Jaeger v2 is designed to be a versatile and flexible tracing platform. It can be deployed as a single binary that can be configured to perform different roles within the Jaeger architecture.

Roles

  • collector: Receives incoming trace data from applications and writes it into a storage backend.
  • query: Serves the APIs and the user interface for querying and visualizing traces.
  • es-rollover: Manages Elasticsearch rollover-based index operations for Jaeger. It is used to prepare aliases, indices, and templates for rollover deployments, and can periodically roll the write alias to a new index while updating read aliases.

Storage architecture

Direct to storage

In this deployment the collectors receive the data from traced applications and write it directly to storage. The storage must be able to handle both average and peak traffic. The collectors may use an in-memory queue to smooth short-term traffic peaks, but a sustained traffic spike may result in dropped data if the storage is not able to keep up.

Architecture

With OpenTelemetry Collector

You do not need to use the OpenTelemetry Collector to operate Jaeger, because Jaeger is a customized distribution of the OpenTelemetry Collector with different roles. However, if you already use the OpenTelemetry Collectors, for gathering other types of telemetry or for pre-processing / enriching the tracing data, it can be placed in front of Jaeger in the collection pipeline. The OpenTelemetry Collectors can be run as an application sidecar, or as a remote service cluster.

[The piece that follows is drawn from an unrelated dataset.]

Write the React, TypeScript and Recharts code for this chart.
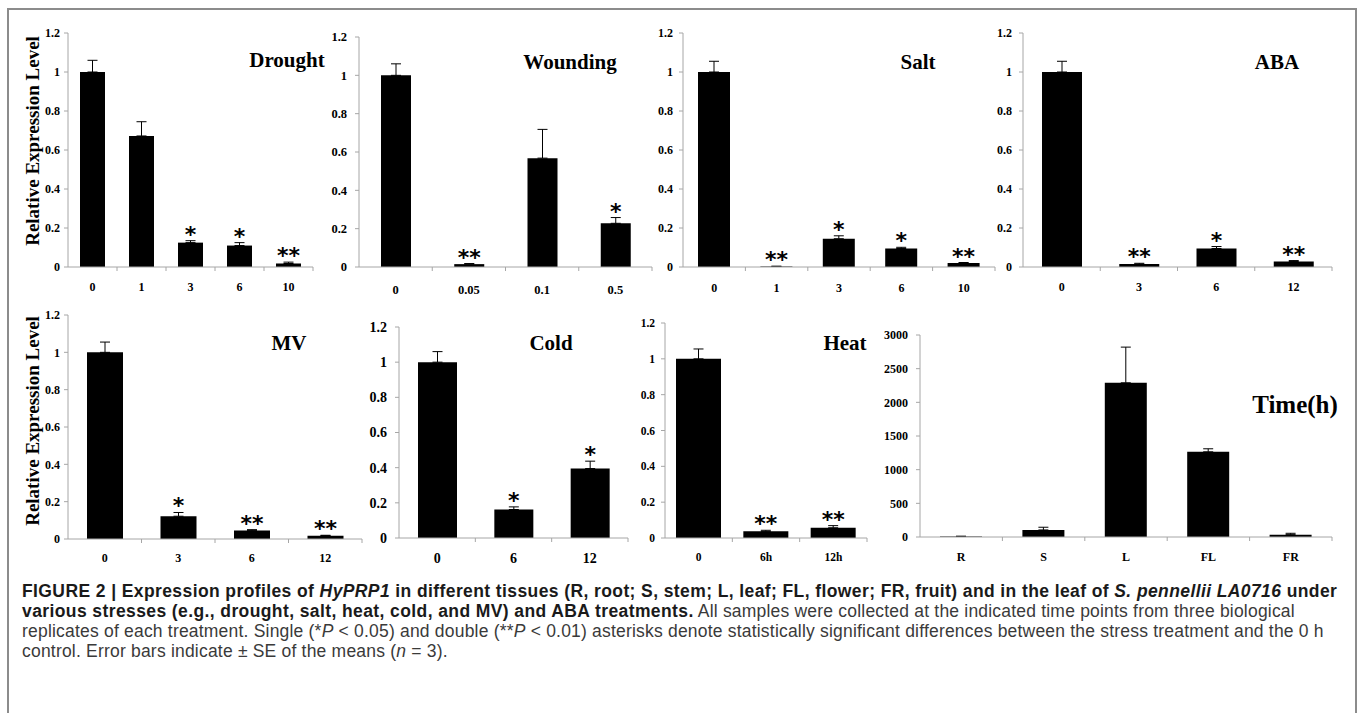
import { BarChart, Bar, XAxis, YAxis, ErrorBar, LabelList } from 'recharts'

// Drought (h)
const droughtHours = ['0', '1', '3', '6', '10']
const droughtLevel = [1.0, 0.672, 0.125, 0.11, 0.018]
const droughtSE = [0.06, 0.073, 0.01, 0.015, 0.007]
const droughtSig = ['', '', '*', '*', '**']

// Wounding
const woundHours = ['0', '0.05', '0.1', '0.5']
const woundLevel = [1.0, 0.015, 0.568, 0.228]
const woundSE = [0.06, 0.003, 0.15, 0.03]
const woundSig = ['', '**', '', '*']

// Salt
const saltHours = ['0', '1', '3', '6', '10']
const saltLevel = [1.0, 0.003, 0.145, 0.095, 0.02]
const saltSE = [0.055, 0.001, 0.015, 0.006, 0.003]
const saltSig = ['', '**', '*', '*', '**']

// ABA
const abaHours = ['0', '3', '6', '12']
const abaLevel = [1.0, 0.015, 0.095, 0.028]
const abaSE = [0.055, 0.004, 0.01, 0.005]
const abaSig = ['', '**', '*', '**']

// MV
const mvHours = ['0', '3', '6', '12']
const mvLevel = [1.0, 0.122, 0.046, 0.018]
const mvSE = [0.055, 0.02, 0.004, 0.002]
const mvSig = ['', '*', '**', '**']

// Cold
const coldHours = ['0', '6', '12']
const coldLevel = [1.0, 0.162, 0.395]
const coldSE = [0.06, 0.015, 0.042]
const coldSig = ['', '*', '*']

// Heat
const heatHours = ['0', '6h', '12h']
const heatLevel = [1.0, 0.037, 0.057]
const heatSE = [0.055, 0.006, 0.012]
const heatSig = ['', '**', '**']

// tissues
const tissueNames = ['R', 'S', 'L', 'FL', 'FR']
const tissueLevel = [8, 105, 2290, 1265, 35]
const tissueSE = [4, 40, 530, 45, 20]
const tissueSig = ['', '', '', '', '']

const unitTicks = [0, 0.2, 0.4, 0.6, 0.8, 1, 1.2]
const tissueTicks = [0, 500, 1000, 1500, 2000, 2500, 3000]

const SERIF = '"Liberation Serif", "Times New Roman", serif'
const SANS = '"Liberation Sans", Arial, sans-serif'
const AXIS = '#a6a6a6'

const toRows = (cats: string[], vals: number[], errs: number[], sigs: string[]) =>
  cats.map((c, i) => ({ cat: c, value: vals[i], err: [0, errs[i]], sig: sigs[i] }))

type Panel = {
  rows: ReturnType<typeof toRows>
  x0: number // y axis line
  x1: number // end of x axis
  yTop: number // pixel of max tick
  y0: number // pixel of zero
  max: number
  ticks: number[]
  barSize: number
  fs: number
  tm: number
  gap: number
}

const panels: Panel[] = [
  { rows: toRows(droughtHours, droughtLevel, droughtSE, droughtSig), x0: 68, x1: 313, yTop: 33, y0: 267, max: 1.2, ticks: unitTicks, barSize: 25, fs: 12, tm: 4, gap: 20 },
  { rows: toRows(woundHours, woundLevel, woundSE, woundSig), x0: 359, x1: 652, yTop: 37, y0: 267, max: 1.2, ticks: unitTicks, barSize: 30, fs: 12.5, tm: 8, gap: 23 },
  { rows: toRows(saltHours, saltLevel, saltSE, saltSig), x0: 683, x1: 995, yTop: 33, y0: 267, max: 1.2, ticks: unitTicks, barSize: 32, fs: 12, tm: 6, gap: 21 },
  { rows: toRows(abaHours, abaLevel, abaSE, abaSig), x0: 1023, x1: 1332, yTop: 33, y0: 267, max: 1.2, ticks: unitTicks, barSize: 40, fs: 12, tm: 7, gap: 20 },
  { rows: toRows(mvHours, mvLevel, mvSE, mvSig), x0: 68, x1: 362, yTop: 315, y0: 539, max: 1.2, ticks: unitTicks, barSize: 36, fs: 12, tm: 4, gap: 19 },
  { rows: toRows(coldHours, coldLevel, coldSE, coldSig), x0: 399, x1: 628, yTop: 327, y0: 538, max: 1.2, ticks: unitTicks, barSize: 39, fs: 14, tm: 8, gap: 20 },
  { rows: toRows(heatHours, heatLevel, heatSE, heatSig), x0: 665, x1: 867, yTop: 323, y0: 538, max: 1.2, ticks: unitTicks, barSize: 45, fs: 11.5, tm: 6, gap: 19 },
  { rows: toRows(tissueNames, tissueLevel, tissueSE, tissueSig), x0: 920, x1: 1332, yTop: 335, y0: 537, max: 3000, ticks: tissueTicks, barSize: 42, fs: 12, tm: 8, gap: 20 },
]

const titles = [
  { text: 'Drought', x: 287, y: 60, fs: 21 },
  { text: 'Wounding', x: 570, y: 62, fs: 21 },
  { text: 'Salt', x: 918, y: 62, fs: 21 },
  { text: 'ABA', x: 1277, y: 62, fs: 21 },
  { text: 'MV', x: 289, y: 343, fs: 21 },
  { text: 'Cold', x: 551, y: 343, fs: 21 },
  { text: 'Heat', x: 845, y: 343, fs: 21 },
  { text: 'Time(h)', x: 1295, y: 405, fs: 25 },
]

const MT = 14
const MB = 34
const YW = 50
const MR = 6

const ChartPanel = ({ p }: { p: Panel }) => {
  const plotW = p.x1 - p.x0
  const plotH = p.y0 - p.yTop
  const step = plotW / p.rows.length
  const font = { fontFamily: SERIF, fontWeight: 700, fontSize: p.fs, fill: '#000' }

  const xTick = (props: any) => {
    const { x, y, payload } = props
    return (
      <g>
        <line x1={x + step / 2} x2={x + step / 2} y1={y} y2={y + 4} stroke={AXIS} />
        <text x={x} y={y + p.gap} dy="0.35em" textAnchor="middle" {...font}>
          {payload.value}
        </text>
      </g>
    )
  }

  const sigLabel = (props: any) => {
    const vb = props.viewBox && props.viewBox.width !== undefined ? props.viewBox : props
    const { x, y, width, height } = vb
    const r = p.rows[props.index]
    if (!r || !r.sig) return null
    const pxPerUnit = r.value > 0 && height > 0 ? height / r.value : plotH / p.max
    const top = y - r.err[1] * pxPerUnit
    return (
      <text x={x + width / 2} y={top + 1} textAnchor="middle" fontFamily='"DejaVu Sans", sans-serif' fontWeight={700} fontSize={22} fill="#000">
        {r.sig}
      </text>
    )
  }

  return (
    <div style={{ position: 'absolute', left: p.x0 - YW, top: p.yTop - MT }}>
      <BarChart width={YW + plotW + MR} height={MT + plotH + MB} data={p.rows} margin={{ top: MT, right: MR, bottom: 0, left: 0 }}>
        <XAxis dataKey="cat" height={MB} interval={0} axisLine={{ stroke: AXIS }} tickLine={false} tickSize={0} tickMargin={0} tick={xTick} />
        <YAxis width={YW} domain={[0, p.max]} ticks={p.ticks} allowDataOverflow interval={0} axisLine={{ stroke: AXIS }} tickLine={{ stroke: AXIS }} tickSize={4} tickMargin={p.tm} tick={font} />
        <Bar dataKey="value" fill="#000" barSize={p.barSize} isAnimationActive={false}>
          <ErrorBar dataKey="err" width={5} stroke="#000" strokeWidth={1} direction="y" />
          <LabelList dataKey="sig" content={sigLabel} />
        </Bar>
      </BarChart>
    </div>
  )
}

const b = { fontWeight: 700, letterSpacing: 0.4 }
const bi = { fontWeight: 700, fontStyle: 'italic' as const, letterSpacing: 0.4 }
const it = { fontStyle: 'italic' as const }

const App = () => {
  const capLine = (top: number, color = '#3a3a3a') => ({
    position: 'absolute' as const,
    left: 22,
    top,
    fontFamily: SANS,
    fontSize: 17.5,
    letterSpacing: 0.2,
    lineHeight: '20px',
    whiteSpace: 'nowrap' as const,
    color,
  })
  return (
    <div style={{ position: 'absolute', left: 0, top: 0, width: 1360, height: 713, overflow: 'hidden', background: '#fff' }}>
      <div style={{ position: 'absolute', left: 7, top: 8, width: 1346, height: 760, border: '2px solid #8c8c8c' }} />
      {panels.map((p, i) => (
        <ChartPanel key={i} p={p} />
      ))}
      {titles.map((t) => (
        <div key={t.text} style={{ position: 'absolute', left: t.x, top: t.y, transform: 'translate(-50%, -50%)', fontFamily: SERIF, fontWeight: 700, fontSize: t.fs, whiteSpace: 'nowrap' }}>
          {t.text}
        </div>
      ))}
      {[141, 421].map((cy) => (
        <div key={cy} style={{ position: 'absolute', left: 33, top: cy, transform: 'translate(-50%, -50%) rotate(-90deg)', fontFamily: SERIF, fontWeight: 700, fontSize: 19, whiteSpace: 'nowrap' }}>
          Relative Expression Level
        </div>
      ))}
      <div style={capLine(581, '#1a1a1a')}>
        <span style={b}>FIGURE 2 | Expression profiles of </span>
        <span style={bi}>HyPRP1</span>
        <span style={b}> in different tissues (R, root; S, stem; L, leaf; FL, flower; FR, fruit) and in the leaf of </span>
        <span style={bi}>S. pennellii LA0716</span>
        <span style={b}> under</span>
      </div>
      <div style={capLine(601)}>
        <span style={{ ...b, color: '#1a1a1a' }}>various stresses (e.g., drought, salt, heat, cold, and MV) and ABA treatments.</span>
        <span> All samples were collected at the indicated time points from three biological</span>
      </div>
      <div style={capLine(621)}>
        replicates of each treatment. Single (*<span style={it}>P</span> &lt; 0.05) and double (**<span style={it}>P</span> &lt; 0.01) asterisks denote statistically significant differences between the stress treatment and the 0 h
      </div>
      <div style={capLine(641)}>
        control. Error bars indicate ± SE of the means (<span style={it}>n</span> = 3).
      </div>
    </div>
  )
}

export default App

The OpenTelemetry Collector supports Jaeger's Remote Sampling protocol and can either serve static configurations from config files directly, or proxy the requests to the Jaeger backend (e.g., when using adaptive sampling).

Architecture

OpenTelemetry Collector as a sidecar / host agent

Benefits:

  • The SDK configuration is simplified as both trace export endpoint and sampling config endpoint can point to a local host and not worry about discovering where those services run remotely.
  • Collector may provide data enrichment by adding environment information, like k8s pod name.
  • Resource usage for data enrichment can be distributed across all application hosts.

Downsides:

  • An extra layer of marshaling/unmarshaling the data.

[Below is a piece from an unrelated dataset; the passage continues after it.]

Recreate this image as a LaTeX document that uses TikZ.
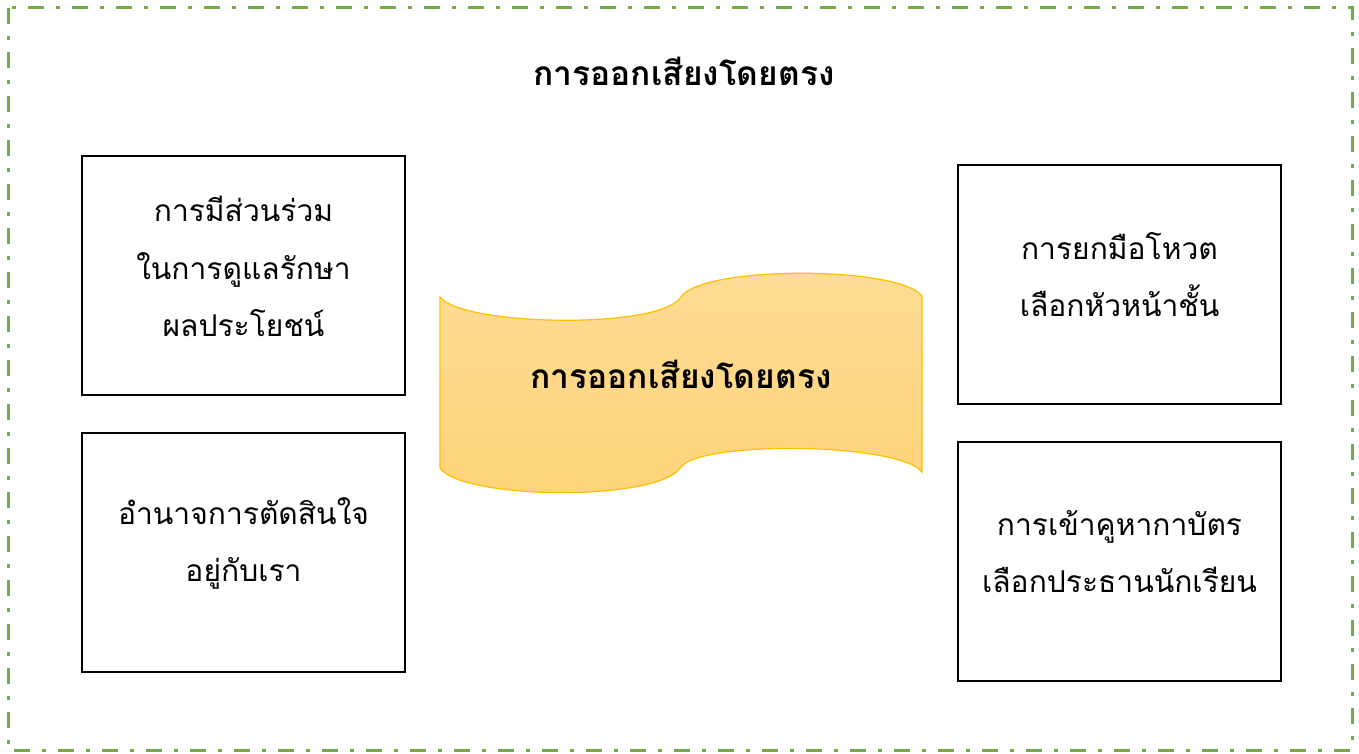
\documentclass[tikz,border=0pt]{standalone}
\usepackage{fontspec}
\newfontfamily\thaifont[Script=Thai]{Loma}
\usetikzlibrary{positioning}
\definecolor{frm}{HTML}{70AD47}
\definecolor{wavetop}{HTML}{FDDC96}
\definecolor{wavebot}{HTML}{FFD478}
\definecolor{waveline}{HTML}{FFC000}

\begin{document}
\begin{tikzpicture}[x=1pt,y=-1pt,node distance=36pt,
  card/.style={draw,line width=2pt,minimum width=323pt,minimum height=239pt},
  txt/.style={align=center,font=\thaifont\fontsize{30}{57.5}\selectfont},
  head/.style={font=\thaifont\bfseries\fontsize{33.5}{40}\selectfont}]
\useasboundingbox (0,0) rectangle (1359,754);
% outer frame
\draw[frm,line width=3pt,dash pattern=on 16pt off 12pt on 4pt off 12pt]
  (8,8) rectangle (1352,750);
\node[head] (title) at (684,71) {การออกเสียงโดยตรง};
% left column
\node[card] (share) at (243.5,275.5) {};
\node[card,below=36pt of share] (power) {};
% right column
\node[card] (hand) at (1119.5,284.5) {};
\node[card,below=36pt of hand] (ballot) {};
% texts, raised a little inside the cards
\node[txt] (share-t) at ([yshift=9pt]share.center) {การมีส่วนร่วม\\ในการดูแลรักษา\\ผลประโยชน์};
\node[txt] (power-t) at ([yshift=9pt]power.center) {อำนาจการตัดสินใจ\\อยู่กับเรา};
\node[txt] (hand-t) at ([yshift=10pt]hand.center) {การยกมือโหวต\\เลือกหัวหน้าชั้น};
\node[txt] (ballot-t) at ([yshift=10pt]ballot.center) {การเข้าคูหากาบัตร\\เลือกประธานนักเรียน};
% centre banner
\shade[top color=wavetop,bottom color=wavebot,draw=waveline,line width=1.2pt]
  (440,297) .. controls (462,326) and (660,330) .. (681,297)
  .. controls (702,265) and (900,266) .. (922,296)
  -- (922,472) .. controls (900,443) and (702,440) .. (681,467)
  .. controls (660,502) and (462,500) .. (440,468) -- cycle;
\node[head] (wave) at (681,374) {การออกเสียงโดยตรง};
\end{tikzpicture}
\end{document}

OpenTelemetry Collector as a remote cluster

Benefits:

Downsides:

  • An extra layer of marshaling/unmarshaling the data.

Jaeger Binary

The Jaeger binary is build on top of the OpenTelemetry Collector framework and includes:

  • Official upstream components, such as OTLP Receiver, Batch and Attribute Processor, etc.
  • Upstream components from opentelemetry-collector-contrib, such as Kafka Exporter and Receiver, Tail Sampling Processor, etc.
  • Jaeger own components, such as Jaeger Storage Exporter, Jaeger Query Extension, etc.

Architecture

Jaeger Components

OpenTelemetry Components

Receivers

  • OTLP - Accepts spans sent via OpenTelemetry Protocol (OTLP).
  • Jaeger - Accepts Jaeger formatted traces transported via gRPC or Thrift protocols.
  • Kafka - Accepts spans from Kafka in various formats (OTLP, Jaeger, Zipkin).
  • Zipkin - Accepts spans using Zipkin v1 and v2 protocols.
  • No-op - Used for Jaeger UI / query service deployment that does not require an ingestion pipeline.

Processors

  • Batch Processor - Batches spans for better efficiency.
  • Tail Sampling - Supports advanced post-collection sampling.
  • Memory Limiter - Supports back-pressure when the collector is overloaded.
  • Attributes Processor - Allows filtering, rewriting, and enriching spans with attributes. Can be used to redact sensitive data, reduce data volume, or attach environment information.
  • Filter Processor - Allows dropping spans and span events from the collector (⚠️ may cause broken traces).

Exporters

  • OTLP - Send data in OTLP format via gRPC.
  • OTLP HTTP - Sends data in OTLP format over HTTP.
  • Kafka - Sends data to Kafka in various formats (OTLP, Jaeger, Zipkin).
  • Prometheus - Sends metrics to Prometheus.
  • Debug - Debugging tool for pipelines.
  • No-op - Used for Jaeger UI / query service deployment that does not require an ingestion pipeline.

Connectors

  • Span Metrics - Generates metrics from span data.
  • Forward - Redirects telemetry between pipelines in the collector (ex: span to metric / span to log)

Extensions

  • Health Check v2 - Supports health checks.
  • zPages - Exposes internal state of the collector for debugging.
  • Performance Profiler (pprof) - enables Go's net/http/pprof endpoint, typically used by developers to collect performance profiles and investigate issues with the collector.